OK, now I'm clear what you're talking about. IMHO the people who made this
recipe are rather stretching the term "truffles" - I'd give this confection
a different name. The original truffles are, of course, the mushrooms.
Chocolate truffles, in the classic recipe, are balls of firm ganache that
have been crudely rolled and then dusted with cocoa, so that they look a
lot like the mushroom. In this context, the term makes sense.

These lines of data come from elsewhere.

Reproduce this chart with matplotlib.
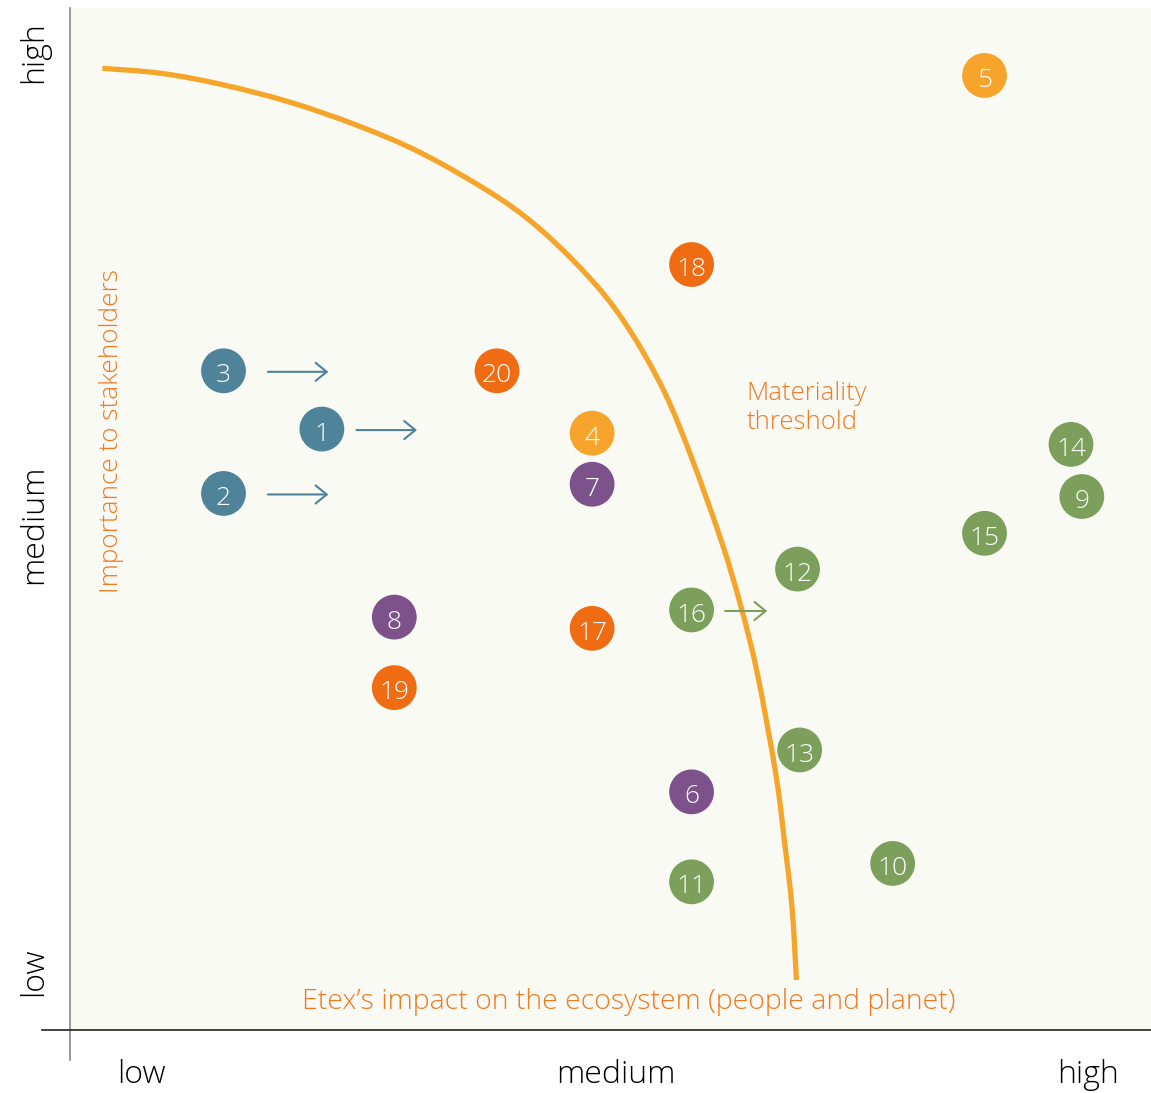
import matplotlib.pyplot as plt
from matplotlib.path import Path
from matplotlib.patches import PathPatch

# Topic numbers, position on the matrix (0-10 scale) and colour group
topics = [1, 2, 3, 4, 5, 6, 7, 8, 9, 10, 11, 12, 13, 14, 15, 16, 17, 18, 19, 20]
impact = [2.33, 1.42, 1.42, 4.83, 8.46, 5.75, 4.83, 3.00, 9.36, 7.61,
          5.75, 6.73, 6.75, 9.26, 8.46, 5.75, 4.83, 5.75, 3.00, 3.95]
importance = [5.88, 5.25, 6.45, 5.84, 9.34, 2.33, 5.34, 4.04, 5.22, 1.63,
              1.45, 4.51, 2.74, 5.73, 4.86, 4.11, 3.93, 7.49, 3.35, 6.45]
groups = ["blue", "blue", "blue", "amber", "amber", "purple", "purple", "purple",
          "green", "green", "green", "green", "green", "green", "green", "green",
          "orange", "orange", "orange", "orange"]

# Topics that are moving to the right, with arrow start and end on the impact axis
moves = {3: (1.83, 2.39), 1: (2.65, 3.21), 2: (1.83, 2.39), 16: (6.06, 6.45)}

# Materiality threshold curve
curve_x = [0.30, 0.85, 1.41, 2.03, 2.66, 3.27, 3.97, 4.43, 4.89, 5.20, 5.50,
           5.75, 6.03, 6.21, 6.36, 6.53, 6.61, 6.68, 6.72]
curve_y = [9.41, 9.36, 9.25, 9.08, 8.85, 8.57, 8.14, 7.76, 7.26, 6.81, 6.24,
           5.60, 4.77, 4.13, 3.48, 2.50, 1.84, 1.19, 0.49]

level_labels = ["low", "medium", "high"]

palette = {"blue": "#4f8399", "amber": "#f6a42c", "purple": "#7d5189",
           "green": "#7ca05b", "orange": "#ef6c12"}
text_orange = "#f07a22"
font = "Open Sans"


def smooth_path(xs, ys):
    # Catmull-Rom through the points, written as cubic Bezier segments
    pts = list(zip(xs, ys))
    verts = [pts[0]]
    codes = [Path.MOVETO]
    for i in range(len(pts) - 1):
        p0 = pts[i - 1] if i > 0 else pts[i]
        p1, p2 = pts[i], pts[i + 1]
        p3 = pts[i + 2] if i + 2 < len(pts) else pts[i + 1]
        c1 = (p1[0] + (p2[0] - p0[0]) / 6, p1[1] + (p2[1] - p0[1]) / 6)
        c2 = (p2[0] - (p3[0] - p1[0]) / 6, p2[1] - (p3[1] - p1[1]) / 6)
        verts += [c1, c2, p2]
        codes += [Path.CURVE4] * 3
    return Path(verts, codes)


W, H = 1151, 1093
fig = plt.figure(figsize=(W / 100, H / 100), dpi=100)
ax = fig.add_axes([70 / W, (H - 1030) / H, 1081 / W, 1022 / H])
ax.set_xlim(0, 10)
ax.set_ylim(0, 10)
ax.set_facecolor("#fafaf5")
for s in ax.spines.values():
    s.set_visible(False)
ax.set_xticks([])
ax.set_yticks([])

# axis lines, extending a little past the shaded area
ax.plot([0, 0], [-0.29, 10], color="#888888", lw=1.2, clip_on=False)
ax.plot([-0.26, 10], [0, 0], color="#222222", lw=1.2, clip_on=False)

ax.add_patch(PathPatch(smooth_path(curve_x, curve_y), facecolor="none",
                       edgecolor="#f6a52b", lw=3.8, capstyle="butt", zorder=2))

for t, x, y, g in zip(topics, impact, importance, groups):
    ax.scatter(x, y, s=1040, color=palette[g], edgecolors="none", zorder=3)
    ax.text(x, y - 0.02, str(t), color="white", fontsize=19, family=font, weight="light",
            ha="center", va="center_baseline", zorder=4)
    if t in moves:
        x0, x1 = moves[t]
        ax.annotate("", xy=(x1, y - 0.01), xytext=(x0, y - 0.01),
                    arrowprops=dict(arrowstyle="->,head_length=0.8,head_width=0.65",
                                    color=palette[g], lw=1.5, shrinkA=0, shrinkB=0),
                    zorder=4)

ax.text(6.26, 6.09, "Materiality\nthreshold", color=text_orange, fontsize=18.5,
        family=font, weight="light", ha="left", va="center", linespacing=1.2)
ax.text(0.38, 5.86, "Importance to stakeholders", color=text_orange, fontsize=18.8,
        family=font, weight="light", rotation=90, ha="center", va="center")
ax.text(5.17, 0.27, "Etex\u2019s impact on the ecosystem (people and planet)",
        color=text_orange, fontsize=20.5, family=font, weight="light",
        ha="center", va="center")

# level labels on both axes
for lbl, xpos in zip(level_labels, [0.66, 5.05, 9.42]):
    ax.text(xpos, -0.44, lbl, color="black", fontsize=23, family=font,
            weight="light", ha="center", va="center", clip_on=False)
for lbl, ypos in zip(level_labels, [0.57, 4.95, 9.57]):
    ax.text(-0.33, ypos, lbl, color="black", fontsize=23, family=font,
            weight="light", rotation=90, ha="center", va="center", clip_on=False)

fig.savefig("out.png", dpi=100)
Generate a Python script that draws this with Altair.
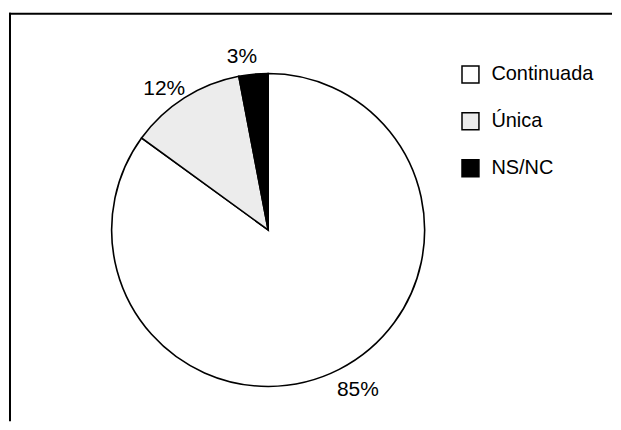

But the next step people seem to have taken was to call a ganache center
enrobed with a hard chocolate shell a "truffle" - already a stretch IMHO
since they don't look anything like mushrooms at this point, obscuring the
logic of the name. However, at least the center is essentially identical
with the classic chocolate truffle, so perhaps one can understand the
point.

Now, however, this recipe is calling "truffle" an object which does not
actually contain ganache, and doesn't look like the mushroom truffle
either. Where does it end? At some point the definition of "truffle" would
become so blurred that it would be almost impossible to pinpoint what the
terminology meant. Certainly it seems as though the way we're headed is
towards "any confection with a soft, creamy consistency that can be sold at
a suitably high price at a confectionery".

OK, end of tirade.

> Of course they melt in the mouth. I translated the recipe
>from the Dutch language, and yes I meant "couverture" instead of the
>(jam confiture) Sorry about that. In my haste to translate and find a
>solution, I boo-booed. I'm not sure if I can find "clotted cream" here,


Clotted cream is a very British thing - you can get it here in Seattle, and
I suspect in most major urban centers in the USA. In Canada it should be
even easier to find. In Britain it's ubiquitous, and you can find it in
Europe with a bit of searching. You're looking for a sweet cream product
that's solid and spreadable, sort of the consistency of cream cheese, with
a slightly yellow colour.

>but I think I have a recipe how to make it.


It's not easy to make. You need unhomogenized milk, an oven that can go at
a low setting, a wide pot, and lots of patience. Without experience it's
not very likely you'll get it right. It's easier to buy than make.

> other than the
>aforementioned recipe. I have all ingredients, (Belgian chocolate for
>the outer jacket) and I will as per your advise, melt the sugar in the
>water and cook it to a syrup. I wonder if I could instead of making the
>syrup, use white syrup from the bottle?


No, because it has far, far too much water. Candymaking technique creates a
very concentrated sugar solution - even the soft-ball stage is almost
entirely sugar. In addition, white syrup often has other ingredients and
typically includes a liquid sugar - either invert sugar or corn syrup, both
of which never solidify and so will never reach the soft-ball stage.

>And do away with looking for powdered sugar w/o corn starch.


Another option which would achieve very similar results is to make white
chocolate truffles - simply substitute white for bittersweet in the truffle
recipe I already described. Be sure to use El Rey white chocolate if you
can, far and away the best. Scald the cream only lightly - if the cream is
too hot when you add it to white chocolate, the truffles will be grainy.

Again, powdered sugar without cornstarch isn't impossible to find, but it
does require some persistence and in any case I think using soft-ball sugar
will yield even smoother, silkier results.